No damages for loss defender had an option to avoid

No damages for loss defender had an option to avoid

Forfar Sheriff Court has dismissed part of a claim by County Travel Buses for damages for allegedly wrongful cancellation of school-bus contracts.

The pursuer had three-year contracts for school routes for Angus Council which were cancelled by the local authority during the second year. The grounds of cancellation were complaints about the service, the merits of which remain the subject of litigation. After debate, however, Sheriff Martin-Brown rejected part of the claims.

At the expiry of the three years, the contract provided that the council had an option to extend them for up to two more years. The pursuer averred that but for the (allegedly wrongful) termination of the contracts, they would all have been extended for those further two years, pointing to the fact that the council had exercised its option to extend by two years all other operators’ school-bus contracts in the county. The larger part of the damages claim was for the lost income from those two extra years.

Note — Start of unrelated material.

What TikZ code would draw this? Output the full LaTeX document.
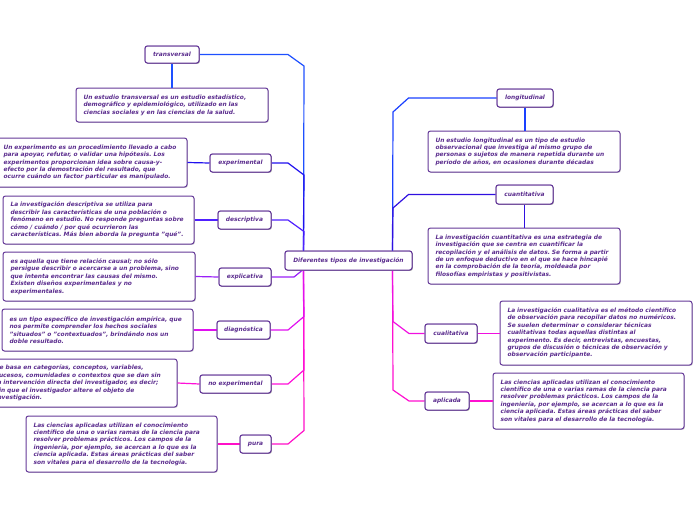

In Sheriff Martin-Brown’s judgment, she applied the rule stated by the Court of Appeal in Lavarack v Woods of Colchester Ltd [1967] 1 QB 278 that if a contract-breaker had a choice of alternative methods of performance, then damages will be assessed on the basis of its minimum legal obligation, ie on the alternative which would have been least onerous, or most beneficial to it. Damages are not assessed on the assumption that the defender would have done something that it was not obliged to do, such as, here, extend the terms of the contracts. Lavarack had been followed in Scotland in Morran v Glasgow Council of Tenants Associations 1997 SC 279.

The pursuer argued that Lavarack was distinguishable as a claim for discretionary employment bonuses which had not been paid, either to the plaintiff or to others, because the bonus scheme had been terminated. To determine loss, the court looks to see what the position would be if the contract had not been breached. That meant looking at what would in fact have happened if the contracts had not been terminated. That was a matter for proof.

The Sheriff disagreed; following Lavarack and Morran, the pursuer’s averments that all other such contracts had in fact been extended were irrelevant and would not be admitted to proof, and the claim for the income of the two additional years was dismissed. The claim for the fixed-term period would go to proof.

Garry Sutherland, solicitor advocate, appeared for the pursuer; Michael Upton, advocate, appeared for the defender.